Of course she was right. C is always right. I have even put her advice to the test in Manhattan. Especially in Bloomingdales.

Works like a charm.

Friday, April 10, 2015

Thank you for love us

And the only sound that’s left
After the ambulances go
Is Cinderella sweeping up
On Desolation Row - Bob Dylan, Desolation Row, 1965

Michelle, ma belle
Sont les mots qui vont très bien ensemble
Très bien ensemble - Lennon-McCartney, Michelle, 1964
Michelle's sign, 93rd and 2nd Manhattan, 2015

Winter is so last session, the ads would have us believe. Sure. Tell that to the Marines is what we Manhattanites are thinking as we brave the cold, and venture onto the streets which are beginning to evoke rather horrific memories of New York City in the mid-nineties, when Mayor Giuliani was in town.

We have a different mayor now. His name is Bill de Blasio. He eats his pizza with a knife and fork, and he's always late. He was late for Catholic mass on Good Friday. He was late for the St Patrick's Day march in Queens. He is even late for his own breakfast.

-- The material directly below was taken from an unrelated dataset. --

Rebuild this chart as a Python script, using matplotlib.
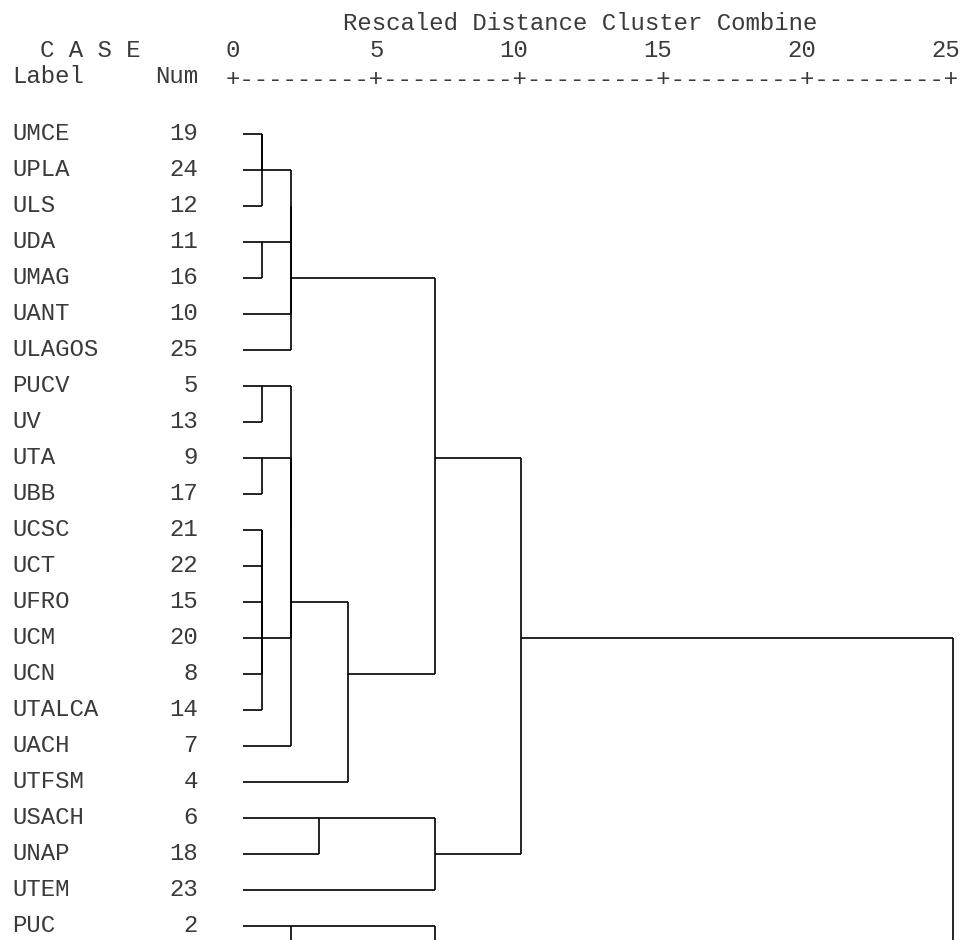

Still, he has a following. Late people I expect. Many New Yorkers speak well of him. Especially Brooklyn people. For Bill is nothing if not Brooklyn.

NYC 2015 - So Soviet!
I was out to dinner the other evening, and was talking about de Blasio with a friend. We were sipping cocktails at a new restaurant, the Monte-Carlo (sic) on the Upper East Side.

I had just made a particularly acerbic observation about de Blasio, when the maître de came over. "His name is de Blasio with a zee," she corrected me.

I was tempted to snap back that there's no hyphen in Monte Carlo, but figured it wasn't worth it. And in any case, she was correct. It is pronounced à la Italian with a hard 's'. But I still call him "de Blasio" with a soft 's'.  De Blassio à la Australienne. It makes me feel good.

If I have to put up with Bill de Blasio, at least I can pronounce his name the wrong way.

 I don't think I'll be going back to the Monte-Carlo for a spell. I don't know what that restaurant is doing on the Upper East Side anyway. Like Mayor de Blasio, it's all so Brooklyn. You pay your check millennial style, with an iPad. And the fact that you are paying and the wait staff is waiting is neither here nor there. We are all people, after all.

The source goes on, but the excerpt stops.